▶ [Set task] Print nothing but the lines from the start of the listing below through the line that contains "[era] (now) at". Do not include the pictures.
-- BEGIN Dataset extract --
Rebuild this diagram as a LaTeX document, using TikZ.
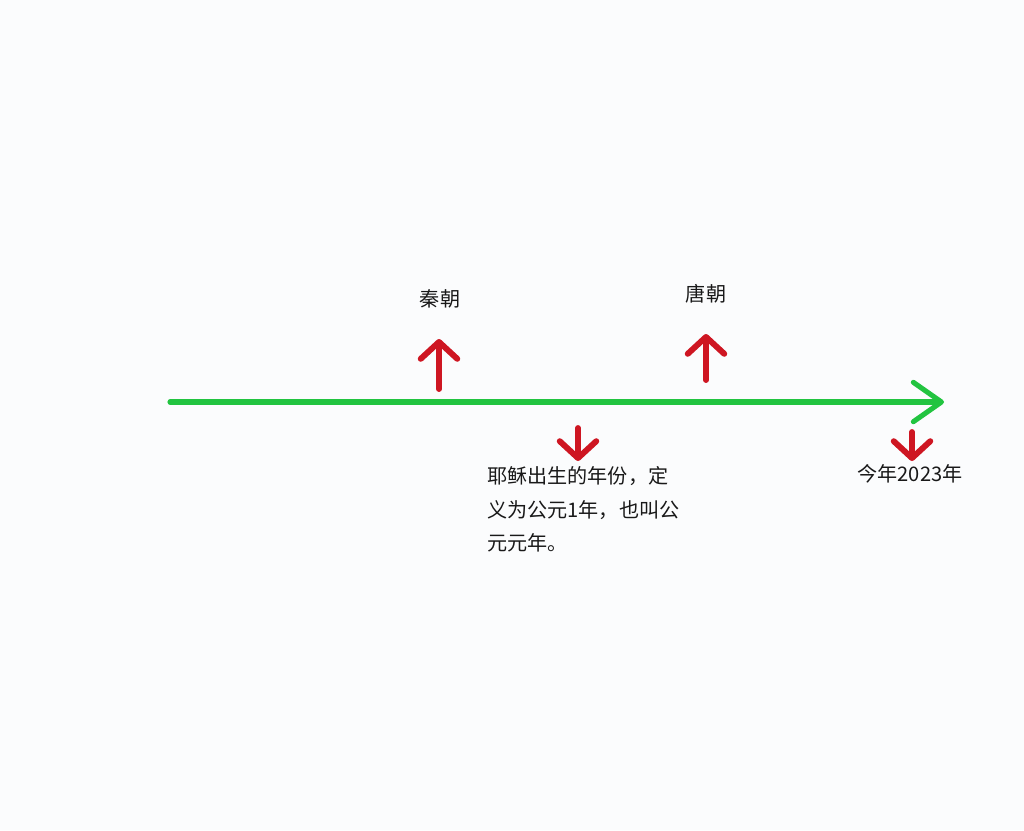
\documentclass[tikz,border=0pt]{standalone}
\usepackage{fontspec}
\newfontfamily\cjk{Noto Sans CJK SC}
\usetikzlibrary{arrows.meta}
\definecolor{axisgreen}{RGB}{34,196,64}
\definecolor{markred}{RGB}{206,22,34}
\definecolor{paper}{RGB}{251,252,253}

\begin{document}
\begin{tikzpicture}[
                    % GLOBAL CFG
                    x=0.025cm, y=-0.025cm,
                    font=\cjk\fontsize{14.3pt}{24pt}\selectfont,
                    % Styles
                    timeline/.style={% For the green axis
                            draw=axisgreen,
                            line width=3.6pt,
                            line cap=round,
                            -{Straight Barb[length=20pt, width=28pt, line cap=round, line join=round]},
                        },
                    marker/.style={% For the red hand drawn arrows
                            draw=markred,
                            line width=4.2pt,
                            line cap=round,
                            -{Straight Barb[length=12pt, width=26pt, line cap=round, line join=round]},
                        },
                    era/.style={% For the labels
                            inner sep=0pt,
                            text=black!90,
                        },
                ]

                \fill [paper] (0,0) rectangle (1024,830);
                \useasboundingbox (0,0) rectangle (1024,830);

                % Draw the labels
                \node [era] (qin) at (440,299) {秦朝};
                \node [era] (tang) at (706,294) {唐朝};
                \node [era, anchor=north west, align=left] (ad1) at (487,466)
                    {耶稣出生的年份，定\\义为公元1年，也叫公\\元元年。};
                \node [era] (now) at (910,474) {今年2023年};

                % Draw the points of the axis
                \coordinate (start) at (170,402);
                \coordinate (end) at (944,402);
                \coordinate (qin0) at (439,389);
                \coordinate (qin1) at (439,339);
                \coordinate (tang0) at (706,380);
                \coordinate (tang1) at (706,334);
                \coordinate (ad0) at (578,428);
                \coordinate (ad1tip) at (578,461);
                \coordinate (now0) at (912,432);
                \coordinate (now1) at (912,461);

                % Axis
                \draw [timeline] (start) -- (end);

                % Markers
                \draw [marker] (qin0) -- (qin1);
                \draw [marker] (tang0) -- (tang1);
                \draw [marker] (ad0) -- (ad1tip);
                \draw [marker] (now0) -- (now1);

            \end{tikzpicture}
\end{document}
-- END Dataset extract --
▶ [Exercise solution]
Rebuild this diagram as a LaTeX document, using TikZ.
\documentclass[tikz,border=0pt]{standalone}
\usepackage{fontspec}
\newfontfamily\cjk{Noto Sans CJK SC}
\usetikzlibrary{arrows.meta}
\definecolor{axisgreen}{RGB}{34,196,64}
\definecolor{markred}{RGB}{206,22,34}
\definecolor{paper}{RGB}{251,252,253}

\begin{document}
\begin{tikzpicture}[
                    % GLOBAL CFG
                    x=0.025cm, y=-0.025cm,
                    font=\cjk\fontsize{14.3pt}{24pt}\selectfont,
                    % Styles
                    timeline/.style={% For the green axis
                            draw=axisgreen,
                            line width=3.6pt,
                            line cap=round,
                            -{Straight Barb[length=20pt, width=28pt, line cap=round, line join=round]},
                        },
                    marker/.style={% For the red hand drawn arrows
                            draw=markred,
                            line width=4.2pt,
                            line cap=round,
                            -{Straight Barb[length=12pt, width=26pt, line cap=round, line join=round]},
                        },
                    era/.style={% For the labels
                            inner sep=0pt,
                            text=black!90,
                        },
                ]

                \fill [paper] (0,0) rectangle (1024,830);
                \useasboundingbox (0,0) rectangle (1024,830);

                % Draw the labels
                \node [era] (qin) at (440,299) {秦朝};
                \node [era] (tang) at (706,294) {唐朝};
                \node [era, anchor=north west, align=left] (ad1) at (487,466)
                    {耶稣出生的年份，定\\义为公元1年，也叫公\\元元年。};
                \node [era] (now) at (910,474) {今年2023年};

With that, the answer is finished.